The Ministry of Justice, Legal and Parliamentary Affairs is working towards the abolition of the death penalty in Zimbabwe.
In its bid to safeguard life as espoused in the Universal Declaration of Rights, the Zimbabwe government has been avoiding executing inmates on the death row and for over a decade it has been exercising a moratorium on executions.
This was revealed by an Acting Director in the Ministry of Justice, Legal and Parliamentary Affairs Mr Charles Paul Manhire on behalf of Minister Ziyambi Ziyambi at the Zimbabwe Staff College in Harare today.
The question of the death sentence has been under serious debate for a while with some countries advocating for its total ban while others feel it has to continue to be applied in serious cases.
In the case of Zimbabwe the last executions were in 2005 as the country takes steps to end capital punishment.
Minister Ziyambi said the Justice Ministry has made further efforts to save those on the death row by requesting that authorities consider granting of clemency so that the death sentences imposed are commuted to life imprisonment.

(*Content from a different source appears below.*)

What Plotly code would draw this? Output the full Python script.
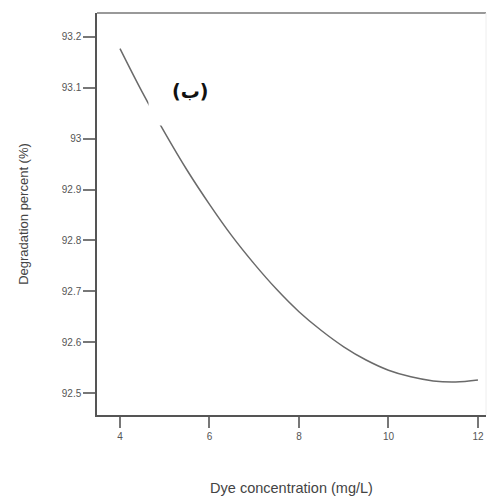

Presently there are 81 prisoners on the death row and 127 prisoners serving life terms.
Last year 34 prisoners on death row had their sentences commuted to life imprisonment emphasizing Zimbabwe’s determination to move towards total abolition of the death penalty.
The 2013 Zimbabwean Constitution imposes a death penalty on a person convicted of murder committed in aggravating circumstances.
The sentence is, however, not imposed on women, male persons who are under the age of 20 and over 70 years.